Hang on to your wallets! A tax briefing recently issued by CCH indicates the President’s budget proposal includes almost $1 billion for IRS operations.

Families with incomes over $66,000 currently pay two-thirds of all taxes and are in the top 25 percent. Guess who will be targeted to facilitate income redistribution if Congress supports the President’s proposed 8-percent increase for the IRS? Make sure your tax documentation for recent tax year filings and this year are in order or risk the wrath of IRS’s penalties and interest.

If the IRS gets additional funding, let’s hope they use it wisely. There certainly have been some blemishes on their performance. For example, the Treasury Inspector General for Tax Administration reported last quarter that unauthorized workers claimed $4.2 billion in Additional Child Tax Credits in 2010. Legislation passed in the Clinton administration barred those taxpayers from claiming the Earned Income Tax Credit and many federal benefits. But the ACTC was implemented after that measure passed Congress, and the IRS does not believe it has the standing to ban unauthorized workers from claiming it.

Here is another example for you. The IRS wrongly demanded from 80,000 taxpayers repayment of first-time homebuyer tax credits, according to another report last quarter from the Inspector General.

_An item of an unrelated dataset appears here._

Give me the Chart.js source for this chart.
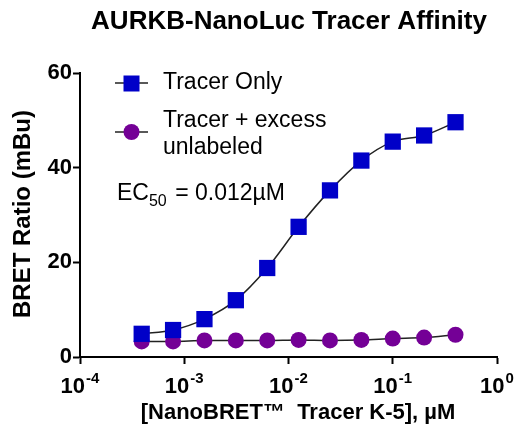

Need more? Earlier last year, the Inspector General reported 20 percent of federal tax credits claimed for alternative and plug-in electric vehicles during the first seven months of 2010 were erroneous, costing U.S. taxpayers more than $33 million.

You get the picture. Big Brother is proposed to get bigger regardless of performance accountability. In 1986, the tax code was reformed. Since then all we see is more complexity subject to special interests, abuse and human error. Presidential candidates and congressmen championing reform that embraces the KISS principle (keep it simple stupid) have the right idea.